• _Exercise_: Below are some records. Retype exactly the lines from the one containing "Generate a Python" through the one containing "import plotly.graph_objects as go", both included, skipping every picture.

• _Dataset content_:

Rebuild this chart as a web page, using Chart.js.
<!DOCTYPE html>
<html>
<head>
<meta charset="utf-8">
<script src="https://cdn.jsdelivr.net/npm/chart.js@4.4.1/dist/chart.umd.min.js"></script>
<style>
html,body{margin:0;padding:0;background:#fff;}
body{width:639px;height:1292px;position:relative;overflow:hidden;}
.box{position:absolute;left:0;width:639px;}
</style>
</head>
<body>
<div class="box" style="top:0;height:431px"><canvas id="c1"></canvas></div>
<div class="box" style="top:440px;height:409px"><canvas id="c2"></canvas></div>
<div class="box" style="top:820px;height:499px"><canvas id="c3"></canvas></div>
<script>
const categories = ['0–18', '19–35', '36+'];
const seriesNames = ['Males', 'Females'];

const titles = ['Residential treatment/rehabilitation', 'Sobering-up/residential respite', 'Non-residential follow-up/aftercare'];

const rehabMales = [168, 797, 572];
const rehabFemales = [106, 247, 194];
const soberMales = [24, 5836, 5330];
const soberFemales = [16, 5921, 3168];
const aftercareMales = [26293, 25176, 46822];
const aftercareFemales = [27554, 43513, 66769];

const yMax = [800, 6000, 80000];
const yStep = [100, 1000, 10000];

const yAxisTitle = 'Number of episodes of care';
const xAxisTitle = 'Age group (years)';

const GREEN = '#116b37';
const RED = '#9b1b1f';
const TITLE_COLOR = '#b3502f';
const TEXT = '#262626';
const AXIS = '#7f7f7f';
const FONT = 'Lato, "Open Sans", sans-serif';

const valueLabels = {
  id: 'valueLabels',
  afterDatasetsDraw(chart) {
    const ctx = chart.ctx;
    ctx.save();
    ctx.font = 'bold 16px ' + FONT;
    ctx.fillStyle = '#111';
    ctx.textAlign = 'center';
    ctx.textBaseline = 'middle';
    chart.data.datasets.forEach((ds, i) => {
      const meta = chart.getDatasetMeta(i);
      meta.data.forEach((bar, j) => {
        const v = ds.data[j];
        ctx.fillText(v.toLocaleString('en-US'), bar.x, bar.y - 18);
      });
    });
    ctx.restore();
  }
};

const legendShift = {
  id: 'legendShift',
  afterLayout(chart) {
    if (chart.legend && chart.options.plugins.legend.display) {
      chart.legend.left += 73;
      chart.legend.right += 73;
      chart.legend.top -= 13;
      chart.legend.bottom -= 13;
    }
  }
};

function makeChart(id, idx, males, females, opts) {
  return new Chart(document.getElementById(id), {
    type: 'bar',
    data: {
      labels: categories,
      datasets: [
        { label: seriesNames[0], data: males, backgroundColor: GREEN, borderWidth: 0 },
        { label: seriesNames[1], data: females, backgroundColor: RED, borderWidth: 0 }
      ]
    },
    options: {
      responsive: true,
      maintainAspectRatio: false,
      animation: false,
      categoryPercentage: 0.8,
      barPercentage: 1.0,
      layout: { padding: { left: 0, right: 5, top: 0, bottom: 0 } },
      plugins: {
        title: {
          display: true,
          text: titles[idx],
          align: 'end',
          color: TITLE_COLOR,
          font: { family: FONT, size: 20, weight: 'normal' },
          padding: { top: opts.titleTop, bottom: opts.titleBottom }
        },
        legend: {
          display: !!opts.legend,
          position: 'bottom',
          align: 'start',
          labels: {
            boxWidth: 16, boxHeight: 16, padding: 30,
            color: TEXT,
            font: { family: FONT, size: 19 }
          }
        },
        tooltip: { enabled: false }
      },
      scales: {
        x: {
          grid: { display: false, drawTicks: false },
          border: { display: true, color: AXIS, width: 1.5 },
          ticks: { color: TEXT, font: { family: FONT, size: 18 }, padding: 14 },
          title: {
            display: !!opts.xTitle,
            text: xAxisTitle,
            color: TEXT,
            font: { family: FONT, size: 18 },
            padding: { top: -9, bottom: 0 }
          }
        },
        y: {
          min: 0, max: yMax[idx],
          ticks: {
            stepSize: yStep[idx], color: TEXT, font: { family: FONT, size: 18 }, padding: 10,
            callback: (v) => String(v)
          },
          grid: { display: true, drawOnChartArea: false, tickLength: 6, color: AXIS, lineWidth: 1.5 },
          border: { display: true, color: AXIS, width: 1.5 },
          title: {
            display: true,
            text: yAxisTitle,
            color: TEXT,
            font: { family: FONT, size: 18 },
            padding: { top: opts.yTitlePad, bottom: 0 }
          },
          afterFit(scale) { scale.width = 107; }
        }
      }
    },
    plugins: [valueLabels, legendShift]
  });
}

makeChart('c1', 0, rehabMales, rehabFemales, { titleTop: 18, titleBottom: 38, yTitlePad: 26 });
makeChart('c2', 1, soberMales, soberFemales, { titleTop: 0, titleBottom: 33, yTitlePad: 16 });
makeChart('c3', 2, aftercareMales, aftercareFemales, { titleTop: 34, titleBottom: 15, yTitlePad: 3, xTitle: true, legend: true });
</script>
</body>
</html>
...
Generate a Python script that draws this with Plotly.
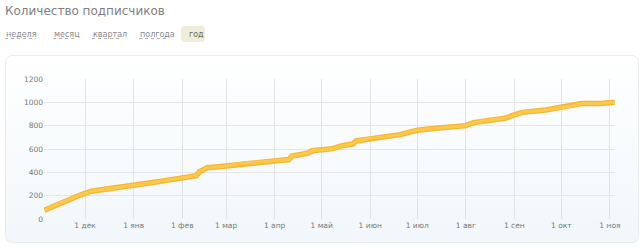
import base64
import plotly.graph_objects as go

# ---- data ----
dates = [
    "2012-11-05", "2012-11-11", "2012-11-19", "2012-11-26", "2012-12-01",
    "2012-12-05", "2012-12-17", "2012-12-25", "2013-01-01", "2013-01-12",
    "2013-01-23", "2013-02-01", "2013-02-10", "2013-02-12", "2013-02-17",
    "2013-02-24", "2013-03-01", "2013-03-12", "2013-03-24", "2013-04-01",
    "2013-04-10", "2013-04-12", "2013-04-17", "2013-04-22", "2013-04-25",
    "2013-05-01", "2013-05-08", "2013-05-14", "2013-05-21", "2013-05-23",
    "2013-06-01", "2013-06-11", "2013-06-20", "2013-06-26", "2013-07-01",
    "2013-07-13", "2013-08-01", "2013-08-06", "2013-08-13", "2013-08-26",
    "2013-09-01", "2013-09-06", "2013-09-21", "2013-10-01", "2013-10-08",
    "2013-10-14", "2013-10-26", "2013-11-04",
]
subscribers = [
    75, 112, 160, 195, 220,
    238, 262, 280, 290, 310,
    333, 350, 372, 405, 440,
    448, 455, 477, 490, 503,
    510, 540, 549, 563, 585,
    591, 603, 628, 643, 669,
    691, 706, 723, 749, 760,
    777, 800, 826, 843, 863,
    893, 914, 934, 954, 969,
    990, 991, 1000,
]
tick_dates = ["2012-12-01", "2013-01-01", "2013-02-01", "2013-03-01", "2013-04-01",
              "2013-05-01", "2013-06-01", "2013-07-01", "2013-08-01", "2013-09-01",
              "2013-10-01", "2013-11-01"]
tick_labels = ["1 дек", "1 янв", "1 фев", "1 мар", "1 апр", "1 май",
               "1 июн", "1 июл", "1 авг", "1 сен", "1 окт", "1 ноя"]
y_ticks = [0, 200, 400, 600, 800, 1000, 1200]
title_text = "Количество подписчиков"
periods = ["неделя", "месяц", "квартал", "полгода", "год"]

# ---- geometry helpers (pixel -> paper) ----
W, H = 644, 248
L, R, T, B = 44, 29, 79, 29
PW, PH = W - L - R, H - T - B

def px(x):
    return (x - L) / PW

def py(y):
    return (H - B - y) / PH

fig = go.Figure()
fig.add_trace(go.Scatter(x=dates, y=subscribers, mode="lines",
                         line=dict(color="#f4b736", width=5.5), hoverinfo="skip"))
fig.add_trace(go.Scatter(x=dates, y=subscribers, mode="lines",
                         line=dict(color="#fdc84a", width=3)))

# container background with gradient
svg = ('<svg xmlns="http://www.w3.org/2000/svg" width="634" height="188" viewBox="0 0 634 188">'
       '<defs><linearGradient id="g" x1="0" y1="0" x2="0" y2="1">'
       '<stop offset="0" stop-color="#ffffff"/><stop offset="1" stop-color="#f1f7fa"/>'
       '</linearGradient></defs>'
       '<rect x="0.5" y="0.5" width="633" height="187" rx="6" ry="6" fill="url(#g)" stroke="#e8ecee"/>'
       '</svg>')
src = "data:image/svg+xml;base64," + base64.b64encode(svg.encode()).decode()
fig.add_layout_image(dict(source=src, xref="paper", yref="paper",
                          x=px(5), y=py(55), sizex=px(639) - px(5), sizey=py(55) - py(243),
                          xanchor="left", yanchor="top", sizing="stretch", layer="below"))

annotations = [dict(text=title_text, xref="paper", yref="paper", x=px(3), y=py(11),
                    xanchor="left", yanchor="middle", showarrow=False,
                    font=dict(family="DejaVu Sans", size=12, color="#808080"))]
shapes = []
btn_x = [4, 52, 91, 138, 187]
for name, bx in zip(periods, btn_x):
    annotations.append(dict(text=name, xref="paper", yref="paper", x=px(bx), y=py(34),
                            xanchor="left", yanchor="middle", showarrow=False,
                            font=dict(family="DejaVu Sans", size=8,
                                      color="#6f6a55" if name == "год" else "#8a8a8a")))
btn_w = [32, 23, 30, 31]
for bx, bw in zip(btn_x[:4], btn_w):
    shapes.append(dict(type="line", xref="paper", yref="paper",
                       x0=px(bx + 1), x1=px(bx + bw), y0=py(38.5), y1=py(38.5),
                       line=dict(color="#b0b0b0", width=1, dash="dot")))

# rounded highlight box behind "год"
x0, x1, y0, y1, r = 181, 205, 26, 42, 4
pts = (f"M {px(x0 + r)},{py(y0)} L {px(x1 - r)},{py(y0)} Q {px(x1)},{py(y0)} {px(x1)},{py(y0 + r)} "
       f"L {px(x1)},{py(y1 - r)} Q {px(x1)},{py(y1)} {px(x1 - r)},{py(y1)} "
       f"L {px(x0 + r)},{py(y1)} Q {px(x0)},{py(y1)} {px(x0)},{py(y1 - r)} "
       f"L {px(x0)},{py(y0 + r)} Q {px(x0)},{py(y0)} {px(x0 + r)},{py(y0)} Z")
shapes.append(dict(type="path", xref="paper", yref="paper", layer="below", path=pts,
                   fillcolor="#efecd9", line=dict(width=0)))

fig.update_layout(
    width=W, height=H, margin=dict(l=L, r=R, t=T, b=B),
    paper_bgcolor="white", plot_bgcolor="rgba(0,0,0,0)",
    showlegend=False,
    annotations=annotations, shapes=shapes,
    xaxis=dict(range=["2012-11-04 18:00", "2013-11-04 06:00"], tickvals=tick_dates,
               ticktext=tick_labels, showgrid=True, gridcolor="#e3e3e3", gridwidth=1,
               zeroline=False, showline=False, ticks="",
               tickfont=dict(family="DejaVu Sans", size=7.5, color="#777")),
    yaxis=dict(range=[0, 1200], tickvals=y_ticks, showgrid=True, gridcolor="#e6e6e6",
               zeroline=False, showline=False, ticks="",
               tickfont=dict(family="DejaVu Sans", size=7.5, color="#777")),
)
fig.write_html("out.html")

• _Result of the exercise_:
Generate a Python script that draws this with Plotly.
import base64
import plotly.graph_objects as go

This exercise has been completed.